Saturday, August 04, 2007

Beijing’s billboards brought down

Pallavi Aiyar
The Hindu, August 4

Advertisements that glorify luxury face the axe; Mayor says they are not conducive to “social harmony.”

Plastered alongside the multi-lane highways that slice through the Chinese capital are massive billboards exhorting readers in technicolour to “Conquer the world” or “Be a foreigner’s landlord” by buying homes in apartment blocks with monikers such as “Merlin Champagne Town” and “Park Avenue.” Or at least Beijing’s roads were thus adorned until weeks ago.

In May this year, Mayor Wang Qishan expressed his unhappiness at the frequent presence of billboard advertisements that glorified luxury through the use of certain catchphrases including “deluxe,” “supreme,” “ultimate,” and “luxury” itself. The Mayor said the public expression of such sentiments went against the interests of “social harmony.” Soon after, the Beijing Administration for Industry and Commerce issued a statement that certain advertisements in the capital did not “conform to the demands of socialist spiritual civilisation.”

Ever since, squads of workers have been swarming Beijing’s avenues, dismantling advertisements for luxurious goods, tearing down offending posters, and scrubbing clean all traces of the promise of “La Dolce Vita” that upmarket real estate developers had been using to lure in their nouveaux riche prey.

The face-scrub that Beijing is thus currently undergoing is more than a mere municipal matter. Over the last 30 years, China has transformed from being one of the world’s most equal, albeit poor, societies to one with a rich-poor gap that is larger than even than that of India’s. According to the United Nation’s 2005 Human Development report, China’s gini coefficient — a commonly used statistical measure where 0 represents perfect income equality and 100 perfect income inequality — was 44.7, compared to 32.5 for India.

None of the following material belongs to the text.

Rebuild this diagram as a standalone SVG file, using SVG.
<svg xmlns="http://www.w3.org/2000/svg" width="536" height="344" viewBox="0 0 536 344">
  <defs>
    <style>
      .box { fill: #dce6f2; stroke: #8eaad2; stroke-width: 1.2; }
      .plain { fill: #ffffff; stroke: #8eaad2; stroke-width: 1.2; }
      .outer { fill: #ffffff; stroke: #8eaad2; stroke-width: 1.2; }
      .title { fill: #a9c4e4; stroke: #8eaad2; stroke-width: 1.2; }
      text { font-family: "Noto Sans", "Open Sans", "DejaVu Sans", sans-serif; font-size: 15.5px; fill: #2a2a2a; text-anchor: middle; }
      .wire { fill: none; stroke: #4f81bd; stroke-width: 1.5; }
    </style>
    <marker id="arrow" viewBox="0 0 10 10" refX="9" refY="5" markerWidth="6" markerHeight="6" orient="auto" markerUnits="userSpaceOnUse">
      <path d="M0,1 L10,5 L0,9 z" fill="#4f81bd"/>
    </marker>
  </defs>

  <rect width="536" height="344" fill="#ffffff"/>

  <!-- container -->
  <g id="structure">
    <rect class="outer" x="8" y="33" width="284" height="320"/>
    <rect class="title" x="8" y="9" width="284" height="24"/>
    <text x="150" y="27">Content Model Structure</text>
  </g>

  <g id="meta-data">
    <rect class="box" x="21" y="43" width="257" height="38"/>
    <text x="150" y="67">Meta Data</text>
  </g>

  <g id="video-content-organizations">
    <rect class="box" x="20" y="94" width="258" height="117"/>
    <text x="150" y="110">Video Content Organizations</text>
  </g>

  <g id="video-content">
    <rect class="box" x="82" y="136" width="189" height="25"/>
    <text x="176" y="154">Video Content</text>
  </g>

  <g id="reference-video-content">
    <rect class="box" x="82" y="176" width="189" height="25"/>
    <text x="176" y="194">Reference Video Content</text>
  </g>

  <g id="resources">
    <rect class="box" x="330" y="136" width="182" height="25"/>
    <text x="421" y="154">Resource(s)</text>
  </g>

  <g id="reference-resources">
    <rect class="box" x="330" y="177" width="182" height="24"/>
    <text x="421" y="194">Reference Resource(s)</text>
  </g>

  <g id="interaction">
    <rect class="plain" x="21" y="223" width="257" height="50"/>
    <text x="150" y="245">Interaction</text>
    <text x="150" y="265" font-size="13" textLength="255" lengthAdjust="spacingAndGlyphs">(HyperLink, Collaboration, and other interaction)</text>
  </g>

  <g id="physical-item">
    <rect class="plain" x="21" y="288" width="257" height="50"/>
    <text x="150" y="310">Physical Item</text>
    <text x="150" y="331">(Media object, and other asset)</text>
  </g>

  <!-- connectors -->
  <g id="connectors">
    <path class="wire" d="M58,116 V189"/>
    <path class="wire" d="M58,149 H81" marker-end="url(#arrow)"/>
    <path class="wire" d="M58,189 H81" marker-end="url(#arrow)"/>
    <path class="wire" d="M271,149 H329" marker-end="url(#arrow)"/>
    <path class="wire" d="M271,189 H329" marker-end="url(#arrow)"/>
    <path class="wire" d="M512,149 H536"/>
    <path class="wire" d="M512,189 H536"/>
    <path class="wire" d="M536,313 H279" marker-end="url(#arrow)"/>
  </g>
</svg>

Urban incomes in China are now more than three times those of the 750-million-odd peasants who live in the countryside. A recent study by the Chinese Academy of Social Sciences revealed that the richest 10 per cent of Chinese hold 40 per cent of all assets, with the poorest 10 per cent owning only two per cent.

Over the last few years, tens of thousands of mass protests have broken out all across China’s countryside, owing their origin in large part to disaffections resulting from perceived inequalities of income and power. These protests have set off alarm bells in Beijing. Since 2005, the government has thus made the creation of a “harmonious society” the centrepiece of policy. The concept of “harmony” emphasises more equitable growth and opportunity in order to ensure social stability and stem any nascent rebellion against party rule.

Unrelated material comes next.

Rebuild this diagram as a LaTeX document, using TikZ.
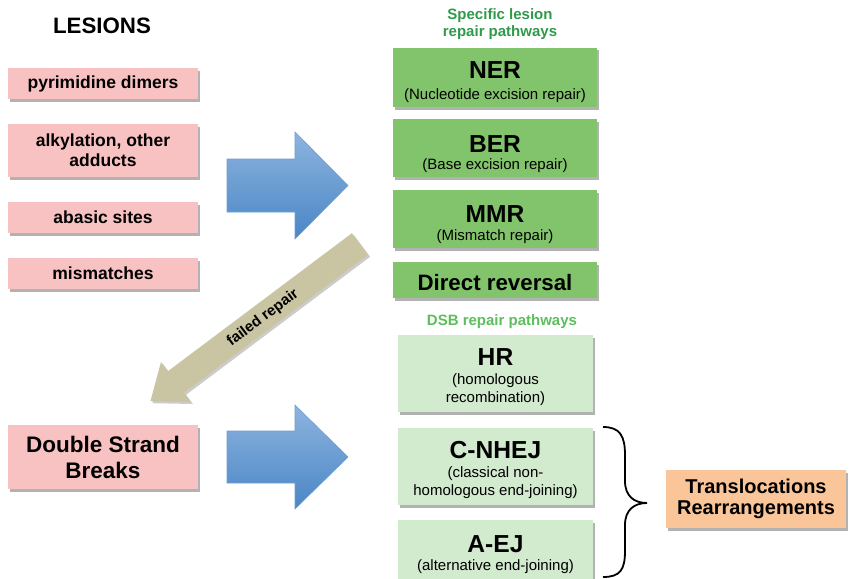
\documentclass[tikz,border=0pt]{standalone}
\usepackage{fontspec}
\setmainfont{Liberation Sans}
\usetikzlibrary{shadows}
\definecolor{lesionpink}{HTML}{F9C2C2}
\definecolor{specgreen}{HTML}{82C46B}
\definecolor{dsbgreen}{HTML}{D2EACE}
\definecolor{transorange}{HTML}{FBC59A}
\definecolor{failkhaki}{HTML}{C9C4A2}
\definecolor{spectext}{HTML}{2F9A4A}
\definecolor{dsbtext}{HTML}{5CBE5C}
\definecolor{arrowtop}{HTML}{8DB4DE}
\definecolor{arrowbot}{HTML}{4A86C6}
\definecolor{arrowedge}{HTML}{6E9FD2}
\begin{document}
\begin{tikzpicture}[x=1pt,y=-1pt,
 shadowed/.style={drop shadow={shadow xshift=2pt,shadow yshift=-2.5pt,opacity=0.3,fill=black}},
 lesion/.style={rectangle, fill=lesionpink, minimum width=190pt, inner sep=0pt, align=center,
   font=\fontsize{17.5}{20}\selectfont\bfseries, shadowed},
 specbox/.style={rectangle, fill=specgreen, minimum width=204pt, inner sep=0pt, shadowed},
 dsbbox/.style={rectangle, fill=dsbgreen, minimum width=195pt, inner sep=0pt, shadowed},
 boxtitle/.style={anchor=base, inner sep=0pt, font=\fontsize{24.6}{26}\selectfont\bfseries},
 boxsub/.style={anchor=base, inner sep=0pt, font=\fontsize{15}{18}\selectfont},
 headlabel/.style={font=\fontsize{15}{17}\selectfont\bfseries, align=center, inner sep=0pt},
 blockarrow/.style={top color=arrowtop, bottom color=arrowbot, draw=arrowedge, line width=0.6pt},
]
\useasboundingbox (0,0) rectangle (861,578);

% left column
\node[font=\fontsize{22.3}{24}\selectfont\bfseries] (les) at (102,26) {LESIONS};
\node[lesion, minimum height=31pt] (pyr) at (103,83.5) {pyrimidine dimers};
\node[lesion, minimum height=53pt] (alk) at (103,150.5) {alkylation, other\\adducts};
\node[lesion, minimum height=31pt] (aba) at (103,217.5) {abasic sites};
\node[lesion, minimum height=31pt] (mis) at (103,273.5) {mismatches};
\node[lesion, minimum height=64pt, font=\fontsize{22.5}{26}\selectfont\bfseries] (dsb) at (103,457) {Double Strand\\Breaks};

% specific lesion repair
\node[headlabel, text=spectext] (speclab) at (500,24.5) {Specific lesion\\repair pathways};
\node[specbox, minimum height=59pt] (ner) at (495,77.5) {};
\node[boxtitle] (nert) at (495,78) {NER};
\node[boxsub] (ners) at (495,99) {(Nucleotide excision repair)};
\node[specbox, minimum height=58pt] (ber) at (495,148) {};
\node[boxtitle] (bert) at (495,152) {BER};
\node[boxsub] (bers) at (495,169) {(Base excision repair)};
\node[specbox, minimum height=58pt] (mmr) at (495,219) {};
\node[boxtitle] (mmrt) at (495,222) {MMR};
\node[boxsub] (mmrs) at (495,240) {(Mismatch repair)};
\node[specbox, minimum height=36pt] (dr) at (495,280) {};
\node[boxtitle, font=\fontsize{22.3}{24}\selectfont\bfseries] (drt) at (495,290) {Direct reversal};

% DSB repair
\node[headlabel, text=dsbtext] (dsblab) at (502,322) {DSB repair pathways};
\node[dsbbox, minimum height=77pt] (hr) at (495.5,373.5) {};
\node[boxtitle] (hrt) at (495.5,365) {HR};
\node[boxsub] (hrs1) at (495.5,384) {(homologous};
\node[boxsub] (hrs2) at (495.5,402) {recombination)};
\node[dsbbox, minimum height=77pt] (cn) at (495.5,466.5) {};
\node[boxtitle] (cnt) at (495.5,458) {C-NHEJ};
\node[boxsub] (cns1) at (495.5,477) {(classical non-};
\node[boxsub] (cns2) at (495.5,495) {homologous end-joining)};
\node[dsbbox, minimum height=68pt] (aej) at (495.5,554) {};
\node[boxtitle] (aejt) at (495.5,552) {A-EJ};
\node[boxsub] (aejs) at (495.5,570) {(alternative end-joining)};

% outcome
\node[rectangle, fill=transorange, minimum width=180pt, minimum height=58pt, inner sep=0pt, align=center,
  font=\fontsize{20}{21}\selectfont\bfseries, shadowed] (tr) at (756,499) {Translocations\\Rearrangements};

% brace
\draw[line width=1.8pt] (603,427) .. controls (620,427) and (625,436) .. (625,455) -- (625,481)
  .. controls (625,496) and (634,503) .. (647,503)
  .. controls (634,503) and (625,510) .. (625,525) -- (625,551)
  .. controls (625,570) and (620,577) .. (603,577);

% blue block arrows
\draw[blockarrow] (227,159) -- (295,159) -- (295,132) -- (348,185.5) -- (295,239) -- (295,212) -- (227,212) -- cycle;
\draw[blockarrow] (227,431) -- (295,431) -- (295,405) -- (348,457) -- (295,509) -- (295,483) -- (227,483) -- cycle;

% failed repair arrow
\fill[failkhaki, drop shadow={shadow xshift=2pt,shadow yshift=-2pt,opacity=0.2,fill=black}]
  (351.9,233.2) -- (368.1,254.8) -- (184.1,392.8) -- (191,402) -- (150.4,401.2) -- (161,362) -- (167.9,371.2) -- cycle;
\node[rotate=37, font=\fontsize{15}{17}\selectfont\bfseries, inner sep=0pt] (fail) at (263,318) {failed repair};
\end{tikzpicture}
\end{document}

To this end, agricultural taxes have been abolished and subsidies increased. After decades of following Deng Xiaoping’s precept “to get rich is glorious,” the party has begun to frown upon conspicuous consumption. The crusade against advertising luxury products in Beijing is only one part of a broader national campaign. Steep taxes on products such as yachts and jewellery have been instituted. In March, Premier Wen Jiabao criticised the use of land for golf courses and the building of expensive villa-style homes. Some weeks later Xinhua, the official news agency, warned that the rich risked sinking “into depravity.” With several instances linking party officials to corrupt lifestyles having come to light, Beijing has also forbidden the building of indoor gardens, multi-storey atriums or hi-tech karaoke rooms in government and Communist Party offices.

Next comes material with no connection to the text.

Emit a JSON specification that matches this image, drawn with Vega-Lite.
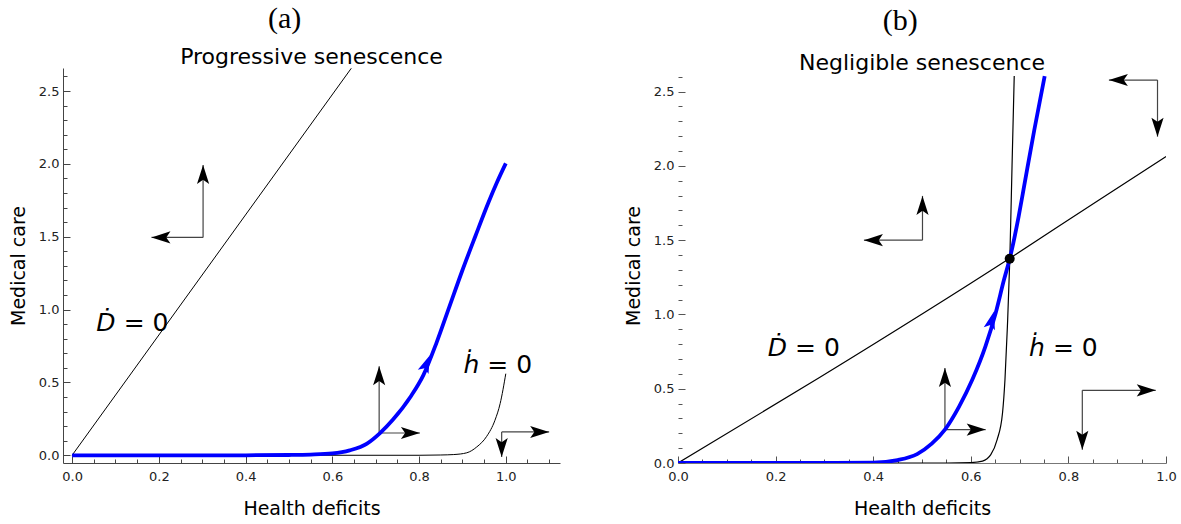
{
  "$schema": "https://vega.github.io/schema/vega-lite/v6.json",
  "autosize": {"type": "pad"},
  "padding": {"left": 9, "top": 4, "right": 0, "bottom": 0},
  "spacing": 64,
  "config": {
    "view": {"stroke": null},
    "axis": {
      "grid": false, "labelFont": "DejaVu Sans", "labelFontSize": 13, "labelColor": "#222",
      "titleFont": "DejaVu Sans", "titleFontSize": 19, "titleFontWeight": "normal", "titleColor": "#000",
      "labelOverlap": false, "labelFlush": false, "tickWidth": 1
    },
    "title": {"fontWeight": "normal", "color": "#000"}
  },
  "datasets": {
    "curves_a": [
      {"curve": "Ddot", "x": 0, "y": 0}, {"curve": "Ddot", "x": 0.6437, "y": 2.656},
      {"curve": "hdot", "x": 0, "y": 0}, {"curve": "hdot", "x": 0.5, "y": 0}, {"curve": "hdot", "x": 0.8, "y": 0},
      {"curve": "hdot", "x": 0.85, "y": 0.002}, {"curve": "hdot", "x": 0.88, "y": 0.005}, {"curve": "hdot", "x": 0.91, "y": 0.017},
      {"curve": "hdot", "x": 0.933, "y": 0.057}, {"curve": "hdot", "x": 0.956, "y": 0.13}, {"curve": "hdot", "x": 0.975, "y": 0.24},
      {"curve": "hdot", "x": 0.987, "y": 0.355}, {"curve": "hdot", "x": 1.0, "y": 0.56},
      {"curve": "path", "x": 0, "y": 0}, {"curve": "path", "x": 0.2, "y": 0}, {"curve": "path", "x": 0.4, "y": 0},
      {"curve": "path", "x": 0.5, "y": 0.002}, {"curve": "path", "x": 0.55, "y": 0.005}, {"curve": "path", "x": 0.6, "y": 0.013},
      {"curve": "path", "x": 0.64, "y": 0.034}, {"curve": "path", "x": 0.68, "y": 0.08}, {"curve": "path", "x": 0.71, "y": 0.152},
      {"curve": "path", "x": 0.74, "y": 0.245}, {"curve": "path", "x": 0.78, "y": 0.4}, {"curve": "path", "x": 0.81, "y": 0.55},
      {"curve": "path", "x": 0.84, "y": 0.77}, {"curve": "path", "x": 0.87, "y": 1.02}, {"curve": "path", "x": 0.9, "y": 1.27},
      {"curve": "path", "x": 0.93, "y": 1.505}, {"curve": "path", "x": 0.96, "y": 1.735}, {"curve": "path", "x": 0.98, "y": 1.875},
      {"curve": "path", "x": 1.0, "y": 2.003}
    ],
    "arrows_a": [
      {"x": 0.302, "y": 1.495, "x2": 0.302, "y2": 1.992, "heading": 0},
      {"x": 0.302, "y": 1.495, "x2": 0.183, "y2": 1.495, "heading": 270},
      {"x": 0.708, "y": 0.153, "x2": 0.708, "y2": 0.611, "heading": 0},
      {"x": 0.708, "y": 0.153, "x2": 0.802, "y2": 0.153, "heading": 90},
      {"x": 0.9905, "y": 0.16, "x2": 0.9905, "y2": -0.012, "heading": 180},
      {"x": 0.9905, "y": 0.16, "x2": 1.1, "y2": 0.16, "heading": 90}
    ],
    "flow_a": [{"x": 0.825, "y": 0.687, "heading": 22}],
    "labels_a": [
      {"x": 0.1096, "y": 0.854, "sym": "Ḋ", "rest": "= 0"},
      {"x": 0.948, "y": 0.568, "sym": "ḣ", "rest": "= 0"}
    ],
    "curves_b": [
      {"curve": "Ddot", "x": 0, "y": 0}, {"curve": "Ddot", "x": 0.29, "y": 0.575}, {"curve": "Ddot", "x": 0.68, "y": 1.378},
      {"curve": "Ddot", "x": 0.8627, "y": 1.771}, {"curve": "Ddot", "x": 1.0, "y": 2.063},
      {"curve": "hdot", "x": 0, "y": 0}, {"curve": "hdot", "x": 0.3, "y": 0}, {"curve": "hdot", "x": 0.55, "y": 0},
      {"curve": "hdot", "x": 0.6, "y": 0.003}, {"curve": "hdot", "x": 0.624, "y": 0.013}, {"curve": "hdot", "x": 0.641, "y": 0.056},
      {"curve": "hdot", "x": 0.654, "y": 0.157}, {"curve": "hdot", "x": 0.665, "y": 0.337}, {"curve": "hdot", "x": 0.67, "y": 0.561},
      {"curve": "hdot", "x": 0.675, "y": 0.919}, {"curve": "hdot", "x": 0.68, "y": 1.379}, {"curve": "hdot", "x": 0.6845, "y": 2.0},
      {"curve": "hdot", "x": 0.689, "y": 2.605},
      {"curve": "path", "x": 0, "y": 0}, {"curve": "path", "x": 0.3, "y": 0}, {"curve": "path", "x": 0.4, "y": 0.003},
      {"curve": "path", "x": 0.45, "y": 0.02}, {"curve": "path", "x": 0.49, "y": 0.06}, {"curve": "path", "x": 0.52, "y": 0.13},
      {"curve": "path", "x": 0.547, "y": 0.225}, {"curve": "path", "x": 0.576, "y": 0.38}, {"curve": "path", "x": 0.603, "y": 0.56},
      {"curve": "path", "x": 0.63, "y": 0.785}, {"curve": "path", "x": 0.651, "y": 1.01}, {"curve": "path", "x": 0.668, "y": 1.233},
      {"curve": "path", "x": 0.68, "y": 1.378}, {"curve": "path", "x": 0.698, "y": 1.659}, {"curve": "path", "x": 0.708, "y": 1.84},
      {"curve": "path", "x": 0.73, "y": 2.24}, {"curve": "path", "x": 0.7514, "y": 2.605}
    ],
    "arrows_b": [
      {"x": 0.501, "y": 1.5, "x2": 0.501, "y2": 1.798, "heading": 0},
      {"x": 0.501, "y": 1.5, "x2": 0.381, "y2": 1.5, "heading": 270},
      {"x": 0.9826, "y": 2.578, "x2": 0.883, "y2": 2.578, "heading": 270},
      {"x": 0.9826, "y": 2.578, "x2": 0.9826, "y2": 2.197, "heading": 180},
      {"x": 0.547, "y": 0.225, "x2": 0.547, "y2": 0.64, "heading": 0},
      {"x": 0.547, "y": 0.225, "x2": 0.6305, "y2": 0.225, "heading": 90},
      {"x": 0.8285, "y": 0.489, "x2": 0.979, "y2": 0.489, "heading": 90},
      {"x": 0.8285, "y": 0.489, "x2": 0.8285, "y2": 0.09, "heading": 180}
    ],
    "flow_b": [{"x": 0.6475, "y": 1.02, "heading": 15}],
    "equilibrium_b": [{"x": 0.6797, "y": 1.3746}],
    "labels_b": [
      {"x": 0.2316, "y": 0.7176, "sym": "Ḋ", "rest": "= 0"},
      {"x": 0.76, "y": 0.7176, "sym": "ḣ", "rest": "= 0"}
    ]
  },
  "hconcat": [
    {
      "title": {"text": "(a)", "font": "Liberation Serif", "fontSize": 30, "anchor": "middle", "frame": "bounds", "offset": 12},
      "vconcat": [
        {
          "title": {"text": "Progressive senescence", "font": "DejaVu Sans", "fontSize": 22, "anchor": "middle", "frame": "group", "offset": -1},
          "width": 497,
          "height": 395,
          "encoding": {
            "x": {"field": "x", "type": "quantitative",
              "scale": {"domain": [-0.021, 1.125], "nice": false, "zero": false},
              "axis": {"title": "Health deficits", "values": [0,0.05,0.1,0.15,0.2,0.25,0.3,0.35,0.4,0.45,0.5,0.55,0.6,0.65,0.7,0.75,0.8,0.85,0.9,0.95,1,1.05,1.1],
                "format": ".1f", "labelExpr": "abs(datum.value*5-round(datum.value*5))<0.001 ? datum.label : ''",
                "tickSize": {"condition": {"test": "abs(datum.value*5-round(datum.value*5))<0.001", "value": -7}, "value": -4},
                "labelPadding": 14, "titlePadding": 13, "domainColor": "#444", "tickColor": "#444"}},
            "y": {"field": "y", "type": "quantitative",
              "scale": {"domain": [-0.053, 2.658], "nice": false, "zero": false},
              "axis": {"title": "Medical care", "values": [0,0.1,0.2,0.3,0.4,0.5,0.6,0.7,0.8,0.9,1,1.1,1.2,1.3,1.4,1.5,1.6,1.7,1.8,1.9,2,2.1,2.2,2.3,2.4,2.5,2.6],
                "format": ".1f", "labelExpr": "abs(datum.value*2-round(datum.value*2))<0.001 ? datum.label : ''",
                "tickSize": {"condition": {"test": "abs(datum.value*2-round(datum.value*2))<0.001", "value": -7}, "value": -4},
                "labelPadding": 11, "titlePadding": 10, "domainColor": "#444", "tickColor": "#444"}}
          },
          "layer": [
            {"mark": {"type": "rule", "strokeDash": [5, 3], "color": "#333", "strokeWidth": 1},
             "encoding": {"x": {"datum": 1}, "y": {"datum": 0}, "y2": {"datum": 2.658}}},
            {"data": {"name": "curves_a"}, "transform": [{"filter": "datum.curve === 'Ddot'"}],
             "mark": {"type": "line", "color": "#000", "strokeWidth": 1, "clip": true}},
            {"data": {"name": "curves_a"}, "transform": [{"filter": "datum.curve === 'hdot'"}],
             "mark": {"type": "line", "color": "#000", "strokeWidth": 1, "clip": true, "interpolate": "monotone"}},
            {"data": {"name": "arrows_a"}, "mark": {"type": "rule", "color": "#444", "strokeWidth": 1.2},
             "encoding": {"x2": {"field": "x2"}, "y2": {"field": "y2"}}},
            {"data": {"name": "arrows_a"},
             "mark": {"type": "point", "shape": "M0,0 L0.32,1 L0,0.78 L-0.32,1 Z", "filled": true, "color": "#000", "opacity": 1, "size": 1444, "strokeWidth": 0},
             "encoding": {"x": {"field": "x2", "type": "quantitative"}, "y": {"field": "y2", "type": "quantitative"}, "angle": {"field": "heading", "type": "quantitative", "scale": null}}},
            {"data": {"name": "curves_a"}, "transform": [{"filter": "datum.curve === 'path'"}],
             "mark": {"type": "line", "color": "#0000ff", "strokeWidth": 3.8, "clip": true, "interpolate": "monotone"}},
            {"data": {"name": "flow_a"},
             "mark": {"type": "point", "shape": "M0,0 L0.32,1 L0,0.78 L-0.32,1 Z", "filled": true, "color": "#0000ff", "opacity": 1, "size": 1296, "strokeWidth": 0},
             "encoding": {"angle": {"field": "heading", "type": "quantitative", "scale": null}}},
            {"data": {"name": "labels_a"},
             "mark": {"type": "text", "font": "DejaVu Sans", "fontSize": 25, "fontStyle": "italic", "align": "right", "baseline": "alphabetic", "dx": -4, "color": "#000"},
             "encoding": {"text": {"field": "sym"}}},
            {"data": {"name": "labels_a"},
             "mark": {"type": "text", "font": "DejaVu Sans", "fontSize": 25, "align": "left", "baseline": "alphabetic", "dx": 4, "color": "#000"},
             "encoding": {"text": {"field": "rest"}}}
          ]
        }
      ]
    },
    {
      "title": {"text": "(b)", "font": "Liberation Serif", "fontSize": 30, "anchor": "middle", "frame": "bounds", "offset": 16},
      "vconcat": [
        {
          "title": {"text": "Negligible senescence", "font": "DejaVu Sans", "fontSize": 22, "anchor": "middle", "frame": "group", "offset": -6.6},
          "width": 488,
          "height": 395,
          "encoding": {
            "x": {"field": "x", "type": "quantitative",
              "scale": {"domain": [0, 1], "nice": false, "zero": false},
              "axis": {"title": "Health deficits", "values": [0,0.05,0.1,0.15,0.2,0.25,0.3,0.35,0.4,0.45,0.5,0.55,0.6,0.65,0.7,0.75,0.8,0.85,0.9,0.95,1],
                "format": ".1f", "labelExpr": "abs(datum.value*5-round(datum.value*5))<0.001 ? datum.label : ''",
                "tickSize": {"condition": {"test": "abs(datum.value*5-round(datum.value*5))<0.001", "value": -7}, "value": -4},
                "labelPadding": 14, "titlePadding": 13, "domainColor": "#777", "tickColor": "#555"}},
            "y": {"field": "y", "type": "quantitative",
              "scale": {"domain": [0, 2.659], "nice": false, "zero": false},
              "axis": {"title": "Medical care", "domain": false, "values": [0,0.1,0.2,0.3,0.4,0.5,0.6,0.7,0.8,0.9,1,1.1,1.2,1.3,1.4,1.5,1.6,1.7,1.8,1.9,2,2.1,2.2,2.3,2.4,2.5,2.6],
                "format": ".1f", "labelExpr": "abs(datum.value*2-round(datum.value*2))<0.001 ? datum.label : ''",
                "tickSize": {"condition": {"test": "abs(datum.value*2-round(datum.value*2))<0.001", "value": -7}, "value": -4},
                "labelPadding": 11, "titlePadding": 10, "tickColor": "#555"}}
          },
          "layer": [
            {"mark": {"type": "rule", "color": "#555", "strokeWidth": 1},
             "encoding": {"x": {"datum": 0}, "y": {"datum": 0}, "y2": {"datum": 2.605}}},
            {"mark": {"type": "rule", "strokeDash": [5, 3], "color": "#666", "strokeWidth": 1},
             "encoding": {"x": {"datum": 1}, "y": {"datum": 0}, "y2": {"datum": 2.605}}},
            {"data": {"name": "curves_b"}, "transform": [{"filter": "datum.curve === 'Ddot'"}],
             "mark": {"type": "line", "color": "#000", "strokeWidth": 1.2, "clip": true, "interpolate": "monotone"}},
            {"data": {"name": "curves_b"}, "transform": [{"filter": "datum.curve === 'hdot'"}],
             "mark": {"type": "line", "color": "#000", "strokeWidth": 1.2, "clip": true, "interpolate": "monotone"}},
            {"data": {"name": "arrows_b"}, "mark": {"type": "rule", "color": "#444", "strokeWidth": 1.2},
             "encoding": {"x2": {"field": "x2"}, "y2": {"field": "y2"}}},
            {"data": {"name": "arrows_b"},
             "mark": {"type": "point", "shape": "M0,0 L0.32,1 L0,0.78 L-0.32,1 Z", "filled": true, "color": "#000", "opacity": 1, "size": 1444, "strokeWidth": 0},
             "encoding": {"x": {"field": "x2", "type": "quantitative"}, "y": {"field": "y2", "type": "quantitative"}, "angle": {"field": "heading", "type": "quantitative", "scale": null}}},
            {"data": {"name": "curves_b"}, "transform": [{"filter": "datum.curve === 'path'"}],
             "mark": {"type": "line", "color": "#0000ff", "strokeWidth": 3.8, "clip": true, "interpolate": "monotone"}},
            {"data": {"name": "flow_b"},
             "mark": {"type": "point", "shape": "M0,0 L0.32,1 L0,0.78 L-0.32,1 Z", "filled": true, "color": "#0000ff", "opacity": 1, "size": 1296, "strokeWidth": 0},
             "encoding": {"angle": {"field": "heading", "type": "quantitative", "scale": null}}},
            {"data": {"name": "equilibrium_b"},
             "mark": {"type": "point", "shape": "circle", "filled": true, "color": "#000", "opacity": 1, "size": 100}},
            {"data": {"name": "labels_b"},
             "mark": {"type": "text", "font": "DejaVu Sans", "fontSize": 25, "fontStyle": "italic", "align": "right", "baseline": "alphabetic", "dx": -4, "color": "#000"},
             "encoding": {"text": {"field": "sym"}}},
            {"data": {"name": "labels_b"},
             "mark": {"type": "text", "font": "DejaVu Sans", "fontSize": 25, "align": "left", "baseline": "alphabetic", "dx": 4, "color": "#000"},
             "encoding": {"text": {"field": "rest"}}}
          ]
        }
      ]
    }
  ]
}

In China, official corruption and real estate development are strongly linked in the public perception. In Beijing, for example, a property boom driven by speculation fuelled in the aftermath of the city’s winning the Olympic bid, led to large-scale and often illegal destruction of vast tracts of the historic city centre. The resultant glass and chrome creature of “New Beijing” has emerged from the ashes of the proletarian concrete blocks and old-style alleyway housing that used to be the home to the city’s laobaixing, a term that refers to the “average local.” The laobaixing, however, have had their own homes demolished to make way for shopping malls and luxury villas which they themselves are unable to afford. Thus the majority of Beijingers have been consigned to living on the outskirts of the constantly expanding city while the wealthy from around the country and abroad buy up property in the centre.

Real estate prices in Beijing have jumped 42 per cent in the last three years and nine per cent in the first quarter of this year alone. A survey conducted earlier in the year by the Beijing Municipal Social Sciences Academy revealed a lack of affordable housing to be the number one concern of city folk. Average prices for apartments within the fifth-ring-road of the city are between 8,000 and 10,000 Yuan ($1,000-1,300) per square metre. In the central business district, an area that till a few years ago housed hutongs and factories, super luxurious apartments complete with swimming pool and gymnasium access, jacuzzis in the bathrooms and gilt-filled lobbies, cost upwards of 30,000 Yuan ($4,000) per square metre.

The annual average salary in Beijing, however, is just over 36,000 Yuan ($4,800). In the countryside average annual incomes are closer to $400. To have the capital city covered in billboards urging people to move into deluxe apartments, one square metre of which costs several times the annual income of the millions of migrant workers who toil to build those very apartments, has understandably caused a few raised eyebrows.